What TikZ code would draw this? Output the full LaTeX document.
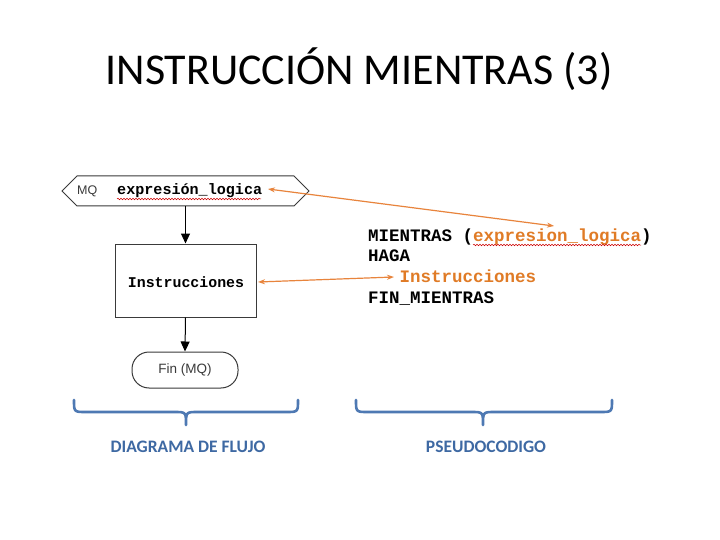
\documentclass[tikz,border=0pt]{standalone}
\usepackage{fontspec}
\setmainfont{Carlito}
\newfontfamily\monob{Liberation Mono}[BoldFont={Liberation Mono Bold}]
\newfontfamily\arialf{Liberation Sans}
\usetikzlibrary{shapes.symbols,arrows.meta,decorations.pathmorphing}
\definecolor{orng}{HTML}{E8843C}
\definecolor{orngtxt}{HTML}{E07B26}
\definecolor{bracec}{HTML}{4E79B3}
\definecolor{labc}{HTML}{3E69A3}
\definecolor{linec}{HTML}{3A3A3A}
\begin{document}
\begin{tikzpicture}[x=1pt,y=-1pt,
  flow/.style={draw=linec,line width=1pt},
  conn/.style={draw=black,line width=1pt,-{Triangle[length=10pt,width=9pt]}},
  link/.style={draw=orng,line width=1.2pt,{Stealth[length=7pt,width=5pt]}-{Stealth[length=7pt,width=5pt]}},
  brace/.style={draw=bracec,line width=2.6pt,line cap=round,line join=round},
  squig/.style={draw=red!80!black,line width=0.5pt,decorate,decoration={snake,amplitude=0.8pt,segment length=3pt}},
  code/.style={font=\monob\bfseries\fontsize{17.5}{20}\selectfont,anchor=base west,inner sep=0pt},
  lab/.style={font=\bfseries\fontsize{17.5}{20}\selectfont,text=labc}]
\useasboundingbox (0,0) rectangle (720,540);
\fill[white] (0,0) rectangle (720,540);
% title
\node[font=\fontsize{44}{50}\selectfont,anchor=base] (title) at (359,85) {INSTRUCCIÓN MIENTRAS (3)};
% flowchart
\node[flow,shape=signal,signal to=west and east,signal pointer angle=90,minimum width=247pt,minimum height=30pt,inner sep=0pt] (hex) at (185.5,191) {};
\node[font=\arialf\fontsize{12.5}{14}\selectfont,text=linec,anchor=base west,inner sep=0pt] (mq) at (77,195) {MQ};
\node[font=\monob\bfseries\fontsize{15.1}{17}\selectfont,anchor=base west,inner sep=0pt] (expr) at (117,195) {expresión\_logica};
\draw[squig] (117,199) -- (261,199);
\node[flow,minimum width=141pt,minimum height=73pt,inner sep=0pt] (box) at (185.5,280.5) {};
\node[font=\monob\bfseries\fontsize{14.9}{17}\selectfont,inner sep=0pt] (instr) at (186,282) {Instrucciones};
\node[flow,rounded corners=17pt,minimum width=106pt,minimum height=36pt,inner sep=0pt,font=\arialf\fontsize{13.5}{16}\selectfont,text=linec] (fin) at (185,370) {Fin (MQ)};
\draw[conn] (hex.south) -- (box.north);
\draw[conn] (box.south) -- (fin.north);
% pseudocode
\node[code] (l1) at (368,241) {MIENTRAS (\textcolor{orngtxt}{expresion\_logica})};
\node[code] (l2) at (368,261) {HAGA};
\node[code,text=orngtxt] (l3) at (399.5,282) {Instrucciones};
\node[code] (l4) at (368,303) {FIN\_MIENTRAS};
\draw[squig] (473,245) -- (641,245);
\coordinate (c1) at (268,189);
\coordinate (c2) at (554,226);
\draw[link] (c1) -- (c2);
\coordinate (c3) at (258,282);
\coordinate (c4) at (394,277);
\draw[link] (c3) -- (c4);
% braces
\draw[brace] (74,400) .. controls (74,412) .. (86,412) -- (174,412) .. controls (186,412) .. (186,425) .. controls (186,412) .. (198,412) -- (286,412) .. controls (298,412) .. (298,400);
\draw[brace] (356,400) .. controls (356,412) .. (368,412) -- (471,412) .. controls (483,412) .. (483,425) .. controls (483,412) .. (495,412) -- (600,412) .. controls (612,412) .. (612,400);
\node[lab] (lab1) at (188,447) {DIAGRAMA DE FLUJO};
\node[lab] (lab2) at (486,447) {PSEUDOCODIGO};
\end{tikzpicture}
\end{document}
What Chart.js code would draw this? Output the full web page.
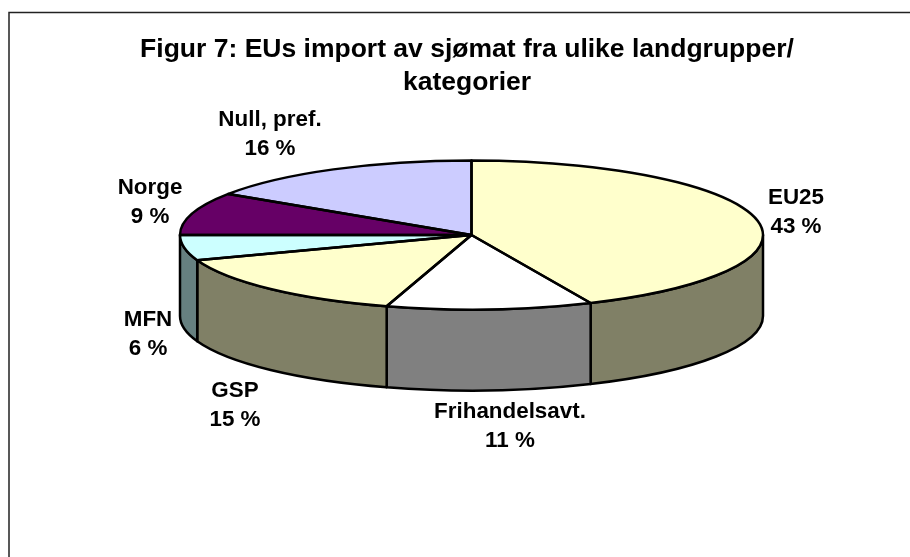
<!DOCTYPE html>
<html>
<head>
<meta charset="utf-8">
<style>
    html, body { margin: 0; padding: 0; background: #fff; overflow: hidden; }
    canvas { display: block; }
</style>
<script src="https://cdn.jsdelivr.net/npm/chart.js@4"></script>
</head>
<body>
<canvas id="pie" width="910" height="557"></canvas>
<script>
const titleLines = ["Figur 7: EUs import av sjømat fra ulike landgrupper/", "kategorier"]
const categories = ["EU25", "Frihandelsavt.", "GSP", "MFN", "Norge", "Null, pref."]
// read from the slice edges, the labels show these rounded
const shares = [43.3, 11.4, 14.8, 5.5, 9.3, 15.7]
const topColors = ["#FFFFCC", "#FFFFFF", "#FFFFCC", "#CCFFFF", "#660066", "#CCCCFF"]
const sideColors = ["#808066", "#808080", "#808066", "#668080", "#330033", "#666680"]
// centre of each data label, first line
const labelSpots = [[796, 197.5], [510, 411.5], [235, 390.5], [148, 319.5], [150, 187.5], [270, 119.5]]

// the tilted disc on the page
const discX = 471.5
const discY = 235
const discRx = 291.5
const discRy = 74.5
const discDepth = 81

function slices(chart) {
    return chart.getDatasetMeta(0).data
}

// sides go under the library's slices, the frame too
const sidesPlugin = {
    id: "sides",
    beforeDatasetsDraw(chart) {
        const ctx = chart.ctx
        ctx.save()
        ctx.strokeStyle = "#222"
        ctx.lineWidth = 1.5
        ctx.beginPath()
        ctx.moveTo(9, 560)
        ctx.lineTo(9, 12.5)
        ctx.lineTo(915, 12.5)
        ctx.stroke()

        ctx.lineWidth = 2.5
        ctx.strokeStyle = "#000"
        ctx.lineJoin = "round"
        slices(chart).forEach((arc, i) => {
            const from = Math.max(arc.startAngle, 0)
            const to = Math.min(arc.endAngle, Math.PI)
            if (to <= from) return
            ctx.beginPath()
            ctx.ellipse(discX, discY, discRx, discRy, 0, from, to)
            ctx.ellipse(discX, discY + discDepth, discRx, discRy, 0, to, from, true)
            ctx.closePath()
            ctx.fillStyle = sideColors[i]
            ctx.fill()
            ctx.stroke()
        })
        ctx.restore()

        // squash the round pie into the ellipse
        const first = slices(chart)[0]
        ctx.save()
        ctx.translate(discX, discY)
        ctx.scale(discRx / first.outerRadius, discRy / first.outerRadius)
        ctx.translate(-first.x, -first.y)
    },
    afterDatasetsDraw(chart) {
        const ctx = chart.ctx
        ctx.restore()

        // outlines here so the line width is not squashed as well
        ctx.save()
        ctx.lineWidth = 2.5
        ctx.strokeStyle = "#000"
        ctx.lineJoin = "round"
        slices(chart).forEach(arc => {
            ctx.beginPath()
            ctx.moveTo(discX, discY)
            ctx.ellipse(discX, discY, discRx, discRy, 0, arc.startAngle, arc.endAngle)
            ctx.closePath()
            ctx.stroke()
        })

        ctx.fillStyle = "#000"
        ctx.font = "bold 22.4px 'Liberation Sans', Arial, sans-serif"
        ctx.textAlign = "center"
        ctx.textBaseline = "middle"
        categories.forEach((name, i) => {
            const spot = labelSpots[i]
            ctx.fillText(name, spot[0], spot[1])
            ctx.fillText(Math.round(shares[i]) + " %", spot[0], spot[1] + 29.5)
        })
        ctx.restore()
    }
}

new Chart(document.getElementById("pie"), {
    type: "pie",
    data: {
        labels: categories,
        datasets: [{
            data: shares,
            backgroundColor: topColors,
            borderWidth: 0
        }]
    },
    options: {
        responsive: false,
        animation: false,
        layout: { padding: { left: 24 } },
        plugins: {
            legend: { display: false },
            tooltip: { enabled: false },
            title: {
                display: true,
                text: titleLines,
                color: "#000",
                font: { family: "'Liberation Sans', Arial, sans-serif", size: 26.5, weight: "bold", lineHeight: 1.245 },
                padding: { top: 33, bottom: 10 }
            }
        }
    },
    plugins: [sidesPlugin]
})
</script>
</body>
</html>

◇ ◇ ◇ ◇

**Goal of the exercise:** Pull out every line above that holds the word "What".

**Correct response:**
What TikZ code would draw this? Output the full LaTeX document.
What Chart.js code would draw this? Output the full web page.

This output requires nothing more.